The appliance of human power of the kind seen over the last couple of hundred years is the destructive element in all this. Permanent negative changes have occurred – the ecosystem is failing, not adapting. We need the Montreal Protocol, the acid rain regulations, the fish quotas. People, their governments and their corporations are just too rapacious and violent towards Mother Earth.

Adam Curtis spurns an analysis of non-destructive human power. He sees the idea of a collective of self-motivated individuals, without a leader, as weak, and unable to resist the negative aspects of natural human power, exerting itself even in the midst of the idealistic commune. He says that the Children of the Revolution in many countries have been too weak to withstand the old orders creeping back.

Yet he doesn’t analyse why many people think they should act without using traditional human power. He doesn’t seem to think it worth commenting on that revolutionaries often act without weapons. We have some human organisations, some even as large as entire countries, where some people exert too much damaging power. In order to have a better world, we need people to lead without exerting too much power – we need people who lead by becoming the servants of all, prophets of peace with a living testimony, walking the walk, incorporated into larger movements of public-serving individuals. We need people to self-censor their destructive personal human power, and work collectively, unselfishly, in order to break, forever, the tendency for the accumulation of human power in the hands of those who abuse it.

Sudden change may cause self-correction – a revolution is easily undone and the crevices can be papered over all too quickly with crackdowns and stringent reforms. Personally, I think that revolutions where people take to the streets in mass protest are not the right way to effect the kind of permanent change that will bring about the end of damaging hard power. But a lot of other people believe in street revolutions and believe in the effectiveness of mass protest; and because I am resisting taking a position of too much power, I assert I’m not in charge, so I won’t tell them what not to do.

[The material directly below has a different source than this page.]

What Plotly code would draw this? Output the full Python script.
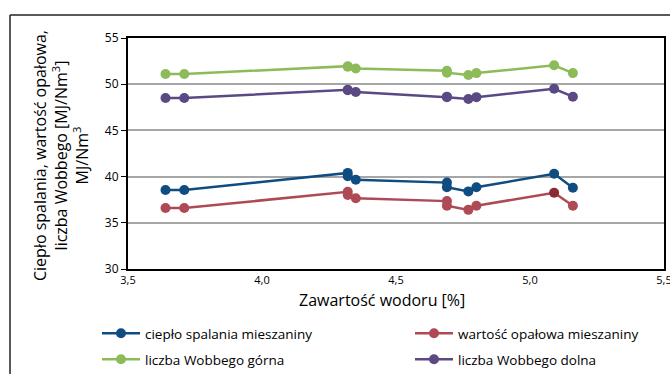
import plotly.graph_objects as go

# Hydrogen content of the mixture [%]
wodor = [3.64, 3.71, 4.32, 4.32, 4.35, 4.69, 4.69, 4.77, 4.80, 5.09, 5.16]

# Gas properties [MJ/Nm3]
cieplo_spalania = [38.55, 38.55, 40.4, 40.05, 39.65, 39.35, 38.85, 38.4, 38.85, 40.3, 38.8]
wartosc_opalowa = [36.6, 36.6, 38.35, 38.0, 37.65, 37.35, 36.85, 36.4, 36.85, 38.25, 36.85]
wobbe_gorna = [51.1, 51.1, 51.95, 51.9, 51.7, 51.45, 51.25, 51.0, 51.2, 52.05, 51.2]
wobbe_dolna = [48.5, 48.5, 49.4, 49.35, 49.15, 48.65, 48.6, 48.4, 48.6, 49.5, 48.65]

nazwy = ["ciepło spalania mieszaniny", "wartość opałowa mieszaniny",
         "liczba Wobbego górna", "liczba Wobbego dolna"]
kolory = ["#0f4c81", "#ad4a55", "#8dbb5a", "#5a4983"]
serie = [cieplo_spalania, wartosc_opalowa, wobbe_gorna, wobbe_dolna]

FONT = "Open Sans, DejaVu Sans, sans-serif"

W, H = 670, 374
L, R, T, B = 128, 6, 38, 105

# legend entry positions (pixels from top-left of the page)
legend_pos = [(97, 318), (410, 318), (97, 344), (410, 344)]
legend_ids = ["legend", "legend2", "legend3", "legend4"]

fig = go.Figure()
for nazwa, kolor, y, lg in zip(nazwy, kolory, serie, legend_ids):
    marker_colors = [kolor] * len(y)
    if nazwa.startswith("wartość"):
        marker_colors[9] = "#8b2a30"
    fig.add_trace(go.Scatter(
        x=wodor, y=y, name=nazwa, mode="lines+markers",
        line=dict(color=kolor, width=2.5),
        marker=dict(size=10, color=marker_colors, line=dict(width=0)),
        legend=lg,
    ))

legend_layout = {}
for lg, (lx, ly) in zip(legend_ids, legend_pos):
    legend_layout[lg] = dict(
        xref="container", yref="container",
        x=lx / W, y=1 - ly / H, xanchor="left", yanchor="top",
        itemwidth=38, font=dict(size=13.5, family=FONT, color="black"),
        bgcolor="rgba(0,0,0,0)",
    )

pw, ph = W - L - R, H - T - B


def px_x(px):
    return (px - L) / pw


def px_y(py):
    return (H - B - py) / ph


fig.update_layout(
    width=W, height=H,
    margin=dict(l=L, r=R, t=T, b=B, autoexpand=False),
    paper_bgcolor="white", plot_bgcolor="white",
    separators=", ",
    font=dict(family=FONT, color="#000000"),
    showlegend=True,
    xaxis=dict(
        range=[3.5, 5.5], dtick=0.5, tickformat=".1f",
        showgrid=False, zeroline=False,
        showline=True, linecolor="black", linewidth=2, mirror=True,
        ticks="", tickfont=dict(size=11, family=FONT),
        ticklabeloverflow="allow",
    ),
    yaxis=dict(
        range=[30, 55], dtick=5,
        showgrid=True, gridcolor="#a6a6a6", gridwidth=1.5, zeroline=False,
        showline=True, linecolor="black", linewidth=2, mirror=True,
        ticks="outside", ticklen=5, tickcolor="black",
        tickfont=dict(size=12, family=FONT),
    ),
    annotations=[
        dict(
            text="Ciepło spalania, wartość opałowa,<br>liczba Wobbego [MJ/Nm<sup>3</sup>]<br>MJ/Nm<sup>3</sup>",
            xref="paper", yref="paper", x=px_x(61), y=px_y(156),
            xanchor="center", yanchor="middle", textangle=-90, showarrow=False,
            font=dict(size=16, family=FONT, color="black"),
        ),
        dict(
            text="Zawartość wodoru [%]",
            xref="paper", yref="paper", x=px_x(382), y=px_y(300),
            xanchor="center", yanchor="middle", showarrow=False,
            font=dict(size=16, family=FONT, color="black"),
        ),
    ],
    shapes=[
        dict(type="line", xref="paper", yref="paper",
             x0=px_x(10), x1=px_x(W + 5), y0=px_y(15), y1=px_y(15),
             line=dict(color="#222222", width=1.5)),
        dict(type="line", xref="paper", yref="paper",
             x0=px_x(10), x1=px_x(10), y0=px_y(15), y1=px_y(H + 5),
             line=dict(color="#222222", width=1.5)),
    ],
    **legend_layout,
)

fig.write_html("out.html")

Despite not having anybody telling them what to do, peaceful people movements are growing everywhere, not just in places with revolutions, not just in places where mass protests camp in public squares. It’s because people see the sense of changing the way they work together, when they hear and see the actions of other people groups, and when they hear the narrative of the history of what’s been done, what’s been tried, what got left behind.

Most forces within unmanipulated natural ecosystems work to hold other forces in check, and lead, on the whole, to situations of optimal benefits and minimal disadvantages for the maximum number of organisms. The situation is fluid, as the forces in the system don’t cancel each other out, don’t entirely self-regulate. Over time, landscapes, forests and reefs change, sometimes quite slowly, but significantly. Yet the life-enhancing, life-supporting configuration of species and resources at the start is not compromised by these natural changes.

By contrast, major disruption in any of the key processes causes chaotic, discontinuous, damaging alterations. The timescale can be short – a tornado whips through and destroys a town. One season’s drought can threaten world grain supplies. Global warming over only a few decades is leading to Climate Change, and causing rolling disasters of drought, flood, storms and wild fire. Make no mistake – although it’s been decades in the brewing, Climate Change is already a significant destructive force, and there is more in the pipeline.

There is no one “stable state”. Even within a safe, lively ecosystem, there is evolution, just like there is evolution in relationships, in work places, in democracy. Individuals evolve, just like species, and so do social organisations. More integrated democratic involvement is essential for long-lasting positive change in nations. Groups of free-thinking, free-acting individuals will continue to overcome the urge to shut themselves away from what they see as the madness around them, and cooperate, often using computer networks, to form a mutually beneficial social management. You can’t be a social revolutionary by yourself. For example, my self-interest includes the self-interest of others – altruism leads to systems of health and social care and welfare.

To approach real and beneficial change in repressive regimes, there needs to be a recognition that changes in political behaviour must also develop. Non-violent interaction, non-violent decision-making, non-violent policing, leadership and representation must all emerge, both in personal relationships and in the collective management of regions and nations.

These webs of peaceful cooperation may seem as pliable and weak as cobwebs, but spiders, remember, have survived and proliferated, for about 300 million years, so they must be doing something right.

One reply on “Adam Curtis : Chaotically Unstable”

Can you explain what you mean by “unmanipulated…ecosystem”? I have been studying ecological relationships involving humans throughout history for many years, and I have never seen any evidence of an ecosystem in which humans played no part. I leave your word “natural” out of the quote because it means too many different things which tend to cancel each other out. The myth of nature is probably the single most ecologically destructive phenomenon yet, as it disables us from seeing what our part in ecology should be. Nature is an imaginary nymph we chase through a forest, and we need to wake up to the fact that she was never there in the first place and deal with the reality that our over active imagination has gotten us lost in a forest from which there is absolutely no way out, and in which we will have to survive as best we can.